11 thoughts on “24 hours in gainsville & middle school missions”

  1. These are some great ideas for mission guide-lines. People give me the blank stare when I tell them that middle school kids should go on mission trips.

  2. For about 4 years I took a group of about 40 middle schoolers to Vancover BC, we mixed fun stuff with service work and it was always a big hit. I learned to expect more from my kids and they amazed me every time.

  3. Marko,
    As someone who thinks about student missions a lot – I love your principles. Stepped progression, loads of prep, partnership with local, indigenous church.

    LOVE it! My hope is that more youth ministries really apply those principles.


  4. i’m a silent specatator of ysmakro, until now. i’ve been looking for organizations who take junior highers for mission trips. (i guess cuz i’ve never been as brave, bold (or naive?) to try to plan something myself.) i life in jasper, ga, an hour away from gainesville. would it be possible for you to post some organizations (along with aim) that accept middle schoolers for missions?

  5. excellent, denise!

    well, there are SO many organizations who do junior high trips now. i think if you google “junior high” or “middle school” and “missions”, you will find a whole bunch!

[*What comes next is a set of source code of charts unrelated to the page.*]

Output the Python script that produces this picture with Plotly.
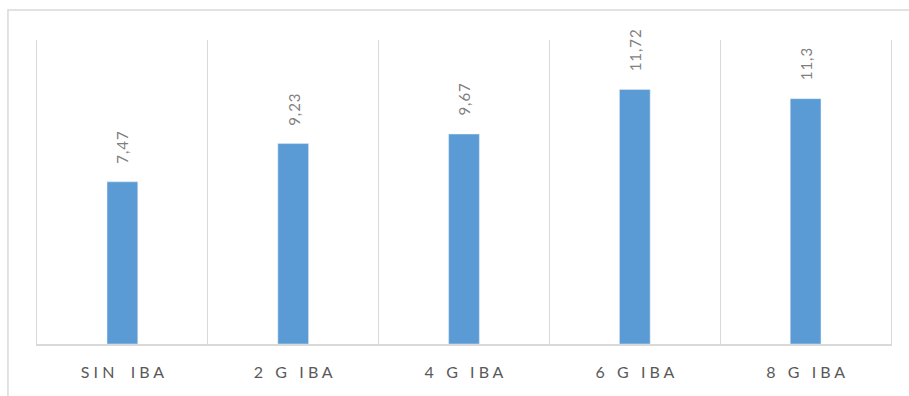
import plotly.graph_objects as go

categories = ["SIN IBA", "2 G IBA", "4 G IBA", "6 G IBA", "8 G IBA"]
values = [7.47, 9.23, 9.67, 11.72, 11.3]
value_labels = ["7,47", "9,23", "9,67", "11,72", "11,3"]

BAR = "#5B9BD5"
GRID = "#D9D9D9"
FONT = "Lato"

def spaced(s, sep="\u00a0", wordsep="\u00a0\u00a0"):
    return wordsep.join(sep.join(w) for w in s.split(" "))

tick_text = [spaced(c, wordsep=("\u00a0" * 4 if c.startswith("SIN") else "\u00a0" * 3)) for c in categories]
label_text = [spaced(t, sep="\u200a") for t in value_labels]

fig = go.Figure()
fig.add_trace(go.Bar(
    x=categories, y=values, marker_color=BAR, width=0.18,
    hoverinfo="skip",
))

for c, v, t in zip(categories, values, label_text):
    fig.add_annotation(
        x=c, y=v, text=t, textangle=-90, showarrow=False,
        xanchor="center", yanchor="bottom", yshift=16,
        font=dict(family=FONT, size=15, color="#7F7F7F"),
    )

# outer chart border
fig.add_shape(type="rect", xref="paper", yref="paper",
              x0=-0.034, x1=1.04, y0=-0.2, y1=1.099,
              line=dict(color=GRID, width=1.5), fillcolor="rgba(0,0,0,0)", layer="below")

fig.update_layout(
    width=909, height=396,
    margin=dict(l=37, r=18, t=40, b=52),
    paper_bgcolor="white", plot_bgcolor="white",
    showlegend=False,
    font=dict(family=FONT, color="#595959"),
)
fig.update_xaxes(
    type="category", tickmode="array", tickvals=categories, ticktext=tick_text,
    tickson="boundaries", showgrid=True, gridcolor=GRID, gridwidth=1,
    ticks="", showline=True, linecolor=GRID, linewidth=1.5,
    tickfont=dict(family=FONT, size=16, color="#595959"),
    ticklabelstandoff=13, range=[-0.5, 4.5],
)
fig.update_yaxes(
    range=[0, 14], showgrid=False, zeroline=False, showticklabels=False,
    ticks="", showline=True, mirror=True, linecolor=GRID, linewidth=1,
)

fig.write_html("out.html")
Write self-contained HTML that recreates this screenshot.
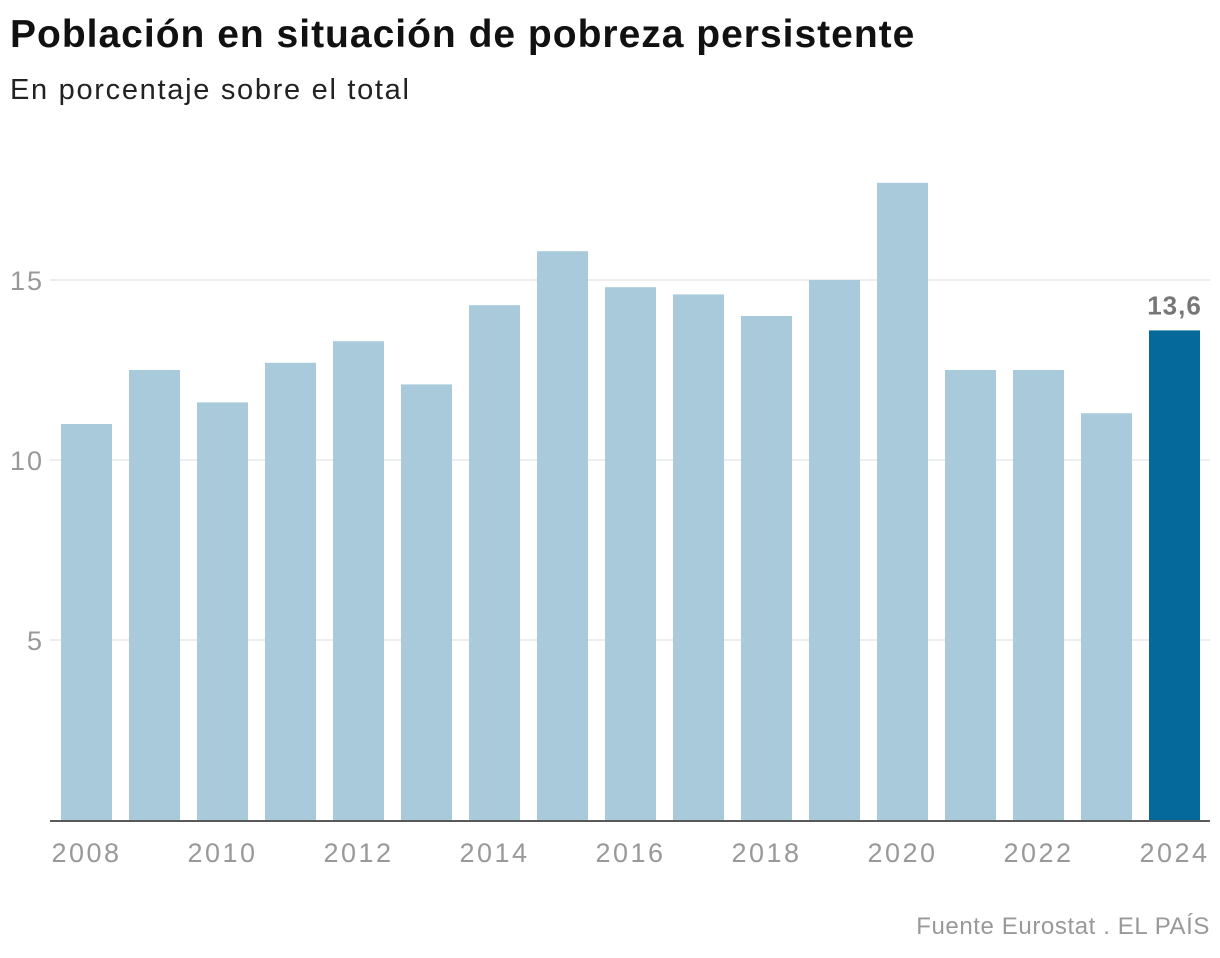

    i will add, however, that just because a sending org “does” middle school missions doesn’t mean they do it well. i can vouch for AIM. i can vouch for Center for Student Missions (CSM). i’ve used both of these organizations. maybe others can chime in with any organizations they trust.

  6. Center for Student Missions is AMAZING!!! I have been to LA, San Francisco, and Chicago from SoCal. LA and SF with Jr Highers.

    Amor does a good job for Mex Housebuilding, but it’s a ton of work for you before the trip. We like Baja Christian Ministries as well. Amor is better because they don’t use power tools so JHers can do EVERYTHING!

    CSM is turn-key and high impact. They have cities all over the country that you can work in.

  7. This was the first year I took all junior highers on a mission trip.

    They got a lot out of it as a group, but it was difficult for me to adjust my expectations of them in a way that was age-appropriate.

  8. As a six year junior high guy (I worked with Jeff Buell for all of that time), I have seen God use mission experiences to greatly change the lives of students. One such student is Steven, two years ago we went to a Native American village in OK. His job was to water treat an entire deck. This quiet, shy kid would not stop working and served as an example for the rest of the guys on the trip. To this day, Steven, continues to be a leader in the ministry.

  9. I have taken my Jr. High Ministry on Missions Trips now since 1995. I have gone with Center For Student Missions (CSM) on their Los Angeles Mission Trip – and they are AWESOME!!! I continue to use them every year and am impressed at what they do, how they organize, and how they gear the trip to suit Jr. Highers. I highly recommend them.

  10. YOUTHWORKS! Inc out of Minnesota does a great job with Mission Trips. I haven’t been with Jr. High but their Sr. High program is excellent. It has all of the elements you describe. We left Vancouver feeling like we made a difference. The nightly down time with our own Youth Group and the cultural activity at night also added to the wonderful experience.
    My question for you Marko is how do you calm the concerns of parents who think street ministry is too dangerous? I run into that even with the more mature Sr. High students.

  11. well, to some extent it’s NOT safe — so i’m careful not to lie and tell them it is. but i do my best to communicate that we’re going with an organization that has done this hundreds, if not thousands, of times, and knows every precaution to take and has a great track record. in addition, i give them my word that i will take no risks, and will constantly be looking out for the safety of the kids. that’s the best we can do!